Beilein preaches patience. He’s a veteran of basketball rebuilds.
It took him three years to get things rolling at West Virginia, and essentially five to turn Michigan from the NIT-friendly program he inherited into a perennial winner of NCAA tournament games.
And when Beilein joined the Big Ten, the league was full of rebuilds and collapses-in-progress, he said. Iowa was in the Todd Lickliter era. Minnesota just fired Dan Monson. Indiana would fire Kelvin Sampson during Beilein’s first year. Illinois was on the back nine of the Bruce Weber era, which meant the Illini had roughly one-fourth the talent they enjoyed on the front nine of his tenure.
The Big Ten is a beast in 2021. Penn State, with an interim coach, is in flux while Nebraska rebuilds and Minnesota has collapsed. Indiana might be ripe to start over — maybe — but, otherwise, that’s it.

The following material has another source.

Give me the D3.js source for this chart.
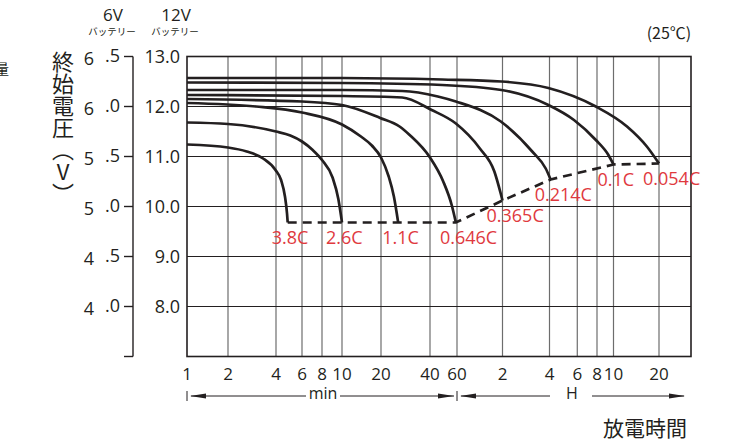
<!DOCTYPE html>
<html>
<head>
<meta charset="utf-8">
<script src="https://cdn.jsdelivr.net/npm/d3@7"></script>
<style>
  body { margin: 0; background: #fff; }
  svg { display: block; }
  text { font-family: "Open Sans", "Noto Sans", sans-serif; fill: #231f20; }
  .jp { font-family: "Noto Sans CJK JP", sans-serif; }
</style>
</head>
<body>
<div id="chart"></div>
<script>
// discharge time ticks (minutes) and what is printed under them
const tickMinutes = [1, 2, 4, 6, 8, 10, 20, 40, 60, 120, 240, 360, 480, 600, 1200];
const tickLabels = ["1", "2", "4", "6", "8", "10", "20", "40", "60", "2", "4", "6", "8", "10", "20"];

// voltage ticks, 12V battery and 6V battery
const volt12Ticks = [13, 12, 11, 10, 9, 8];
const volt6Ticks = [6.5, 6.0, 5.5, 5.0, 4.5, 4.0];

// discharge rates and curves: [minutes, volts]
const rates = ["3.8C", "2.6C", "1.1C", "0.646C", "0.365C", "0.214C", "0.1C", "0.054C"];
const c38 = [[1, 11.24], [2, 11.18], [2.62, 11.1], [3.32, 10.96], [3.97, 10.73], [4.33, 10.53], [4.6, 10.2], [4.75, 9.86], [4.8, 9.68]];
const c26 = [[1, 11.68], [2, 11.65], [4, 11.5], [5, 11.42], [6, 11.3], [7, 11.13], [8, 10.93], [9, 10.58], [9.6, 10.15], [10, 9.68]];
const c11 = [[1, 12.07], [3, 12.0], [6, 11.88], [10, 11.64], [14, 11.4], [17, 11.22], [20, 10.98], [22.3, 10.6], [24, 10.2], [25.5, 9.68]];
const c0646 = [[1, 12.15], [6, 12.1], [10, 12.03], [19.7, 11.77], [26, 11.6], [30, 11.43], [40, 10.98], [48.8, 10.5], [55.4, 10.03], [59, 9.68]];
const c0365 = [[1, 12.23], [10, 12.21], [27, 12.18], [41, 11.93], [59, 11.66], [85, 11.16], [106, 10.7], [117, 10.25], [120, 10.12]];
const c0214 = [[1, 12.33], [10, 12.33], [27, 12.31], [45, 12.2], [59, 12.1], [117, 11.7], [186, 11.1], [227, 10.76], [244, 10.54]];
const c01 = [[1, 12.48], [10, 12.47], [48, 12.43], [118, 12.33], [236, 12.03], [343, 11.73], [472, 11.33], [560, 11.03], [600, 10.84]];
const c0054 = [[1, 12.57], [10, 12.57], [48, 12.54], [118, 12.5], [236, 12.37], [472, 12.0], [737, 11.6], [997, 11.2], [1200, 10.86]];
const curves = [c38, c26, c11, c0646, c0365, c0214, c01, c0054];

const W = 755, H = 441;

const svg = d3.select("#chart").append("svg")
  .attr("width", W)
  .attr("height", H);

// the printed grid is not a clean log axis, so the log scale is pieced together
const x = d3.scaleLog()
  .domain([1, 2, 4, 6, 8, 10, 20, 40, 60, 120, 240, 480, 600, 1200, 2000])
  .range([187, 228, 276, 302, 322, 342, 381, 430, 457, 502.5, 549.5, 597, 613.5, 659, 691]);
const y = d3.scaleLinear().domain([7, 13]).range([356.5, 56.5]);
const y6 = d3.scaleLinear().domain([3.5, 6.5]).range([356.5, 56.5]);

const x0 = x.range()[0], x1 = x.range()[x.range().length - 1];

// grid
svg.append("g").selectAll("line")
  .data(tickMinutes.slice(1))
  .enter().append("line")
  .attr("x1", d => x(d)).attr("x2", d => x(d))
  .attr("y1", y(13)).attr("y2", y(7))
  .attr("stroke", "#6d6d6d").attr("stroke-width", 1.2);

svg.append("g").selectAll("line")
  .data(volt12Ticks.slice(1))
  .enter().append("line")
  .attr("x1", x0).attr("x2", x1)
  .attr("y1", d => y(d)).attr("y2", d => y(d))
  .attr("stroke", "#231f20").attr("stroke-width", 1.2);

svg.append("rect")
  .attr("x", x0).attr("y", y(13))
  .attr("width", x1 - x0).attr("height", y(7) - y(13))
  .attr("fill", "none").attr("stroke", "#231f20").attr("stroke-width", 1.6);

// 12V labels
svg.append("g").selectAll("text")
  .data(volt12Ticks)
  .enter().append("text")
  .attr("x", 180).attr("y", d => y(d))
  .attr("dy", "0.36em")
  .attr("text-anchor", "end")
  .attr("font-size", 18)
  .text(d => d.toFixed(1));

// 6V axis
const ax6 = svg.append("g");
ax6.append("line")
  .attr("x1", 133).attr("x2", 133)
  .attr("y1", y6(6.5)).attr("y2", y6(3.5))
  .attr("stroke", "#231f20").attr("stroke-width", 1.4);
ax6.selectAll(".tk")
  .data(volt6Ticks.concat([3.5]))
  .enter().append("line")
  .attr("x1", 124).attr("x2", 133)
  .attr("y1", d => y6(d)).attr("y2", d => y6(d))
  .attr("stroke", "#231f20").attr("stroke-width", 1.4);
ax6.selectAll(".dec")
  .data(volt6Ticks)
  .enter().append("text")
  .attr("x", 120).attr("y", d => y6(d))
  .attr("dy", "0.3em")
  .attr("text-anchor", "end")
  .attr("font-size", 18)
  .text(d => "." + Math.round((d % 1) * 10));
ax6.selectAll(".int")
  .data(volt6Ticks)
  .enter().append("text")
  .attr("x", 89).attr("y", d => y6(d) + 2.5)
  .attr("dy", "0.36em")
  .attr("text-anchor", "middle")
  .attr("font-size", 18)
  .text(d => Math.floor(d));

// battery headers
svg.append("text").attr("x", 113).attr("y", 21).attr("text-anchor", "middle")
  .attr("font-size", 17).text("6V");
svg.append("text").attr("x", 176).attr("y", 21).attr("text-anchor", "middle")
  .attr("font-size", 17).text("12V");
svg.append("text").attr("class", "jp").attr("x", 112).attr("y", 35).attr("text-anchor", "middle")
  .attr("font-size", 9.5).text("バッテリー");
svg.append("text").attr("class", "jp").attr("x", 175).attr("y", 35).attr("text-anchor", "middle")
  .attr("font-size", 9.5).text("バッテリー");

// y title, vertical
svg.append("text").attr("class", "jp")
  .attr("x", 63).attr("y", 51)
  .attr("font-size", 22)
  .style("writing-mode", "vertical-rl")
  .style("text-orientation", "upright")
  .text("終始電圧（V）");

svg.append("text").attr("class", "jp")
  .attr("x", -5).attr("y", 74)
  .attr("font-size", 14)
  .text("量");

svg.append("text").attr("class", "jp")
  .attr("x", 669).attr("y", 39).attr("text-anchor", "middle")
  .attr("font-size", 16).text("(25℃)");

// x tick labels
svg.append("g").selectAll("text")
  .data(tickMinutes)
  .enter().append("text")
  .attr("x", d => x(d)).attr("y", 380)
  .attr("text-anchor", "middle")
  .attr("font-size", 17)
  .text((d, i) => tickLabels[i]);

// min / H arrows
const arrowY = 396;
const arr = svg.append("g").attr("stroke", "#231f20").attr("stroke-width", 1);
arr.append("line").attr("x1", x(1)).attr("x2", x(1)).attr("y1", arrowY - 5).attr("y2", arrowY + 5);
arr.append("line").attr("x1", x(60)).attr("x2", x(60)).attr("y1", arrowY - 5).attr("y2", arrowY + 5);
const segs = [[x(1) + 4, 306], [340, x(60) - 3], [x(60) + 4, 550], [592, 684]];
arr.selectAll(".seg").data(segs).enter().append("line")
  .attr("x1", d => d[0]).attr("x2", d => d[1])
  .attr("y1", arrowY).attr("y2", arrowY);
const heads = [[x(1) + 3, 1], [x(60) - 3, -1], [x(60) + 3, 1], [685, -1]];
svg.append("g").selectAll("path").data(heads).enter().append("path")
  .attr("d", d => `M${d[0]},${arrowY} l${d[1] * 16},-2.5 l0,5 z`)
  .attr("fill", "#231f20");
svg.append("text").attr("x", 323).attr("y", arrowY + 3).attr("text-anchor", "middle")
  .attr("font-size", 16).text("min");
svg.append("text").attr("x", 572).attr("y", arrowY + 3).attr("text-anchor", "middle")
  .attr("font-size", 16).text("H");

svg.append("text").attr("class", "jp")
  .attr("x", 645).attr("y", 436).attr("text-anchor", "middle")
  .attr("font-size", 21).text("放電時間");

// discharge curves
const line = d3.line()
  .x(d => x(d[0]))
  .y(d => y(d[1]))
  .curve(d3.curveMonotoneX);

svg.append("g").selectAll("path")
  .data(curves)
  .enter().append("path")
  .attr("d", line)
  .attr("fill", "none")
  .attr("stroke", "#231f20")
  .attr("stroke-width", 2.7);

// end voltage, dashed
const ends = curves.map(c => c[c.length - 1]);
svg.append("path")
  .datum(ends)
  .attr("d", d3.line().x(d => x(d[0])).y(d => y(d[1])))
  .attr("fill", "none")
  .attr("stroke", "#231f20")
  .attr("stroke-width", 2.7)
  .attr("stroke-dasharray", "9,6");

svg.append("g").selectAll("text")
  .data(ends)
  .enter().append("text")
  .attr("x", d => x(d[0]) - 16)
  .attr("y", d => y(d[1]) + 21)
  .attr("font-size", 18)
  .style("fill", "#e0393e")
  .text((d, i) => rates[i]);
</script>
</body>
</html>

The league is full of established, up-and-running programs and, in the case of Michigan, an elite basketball mind in Juwan Howard, who’s taking the strong program Beilein left him to another level.
“So it’s as deep as it’s ever been, which means it’s as good as it’s ever been, if not better,” Beilein said. “For Fred to be rebuilding Nebraska, this is the worst moment ever to enter the league.”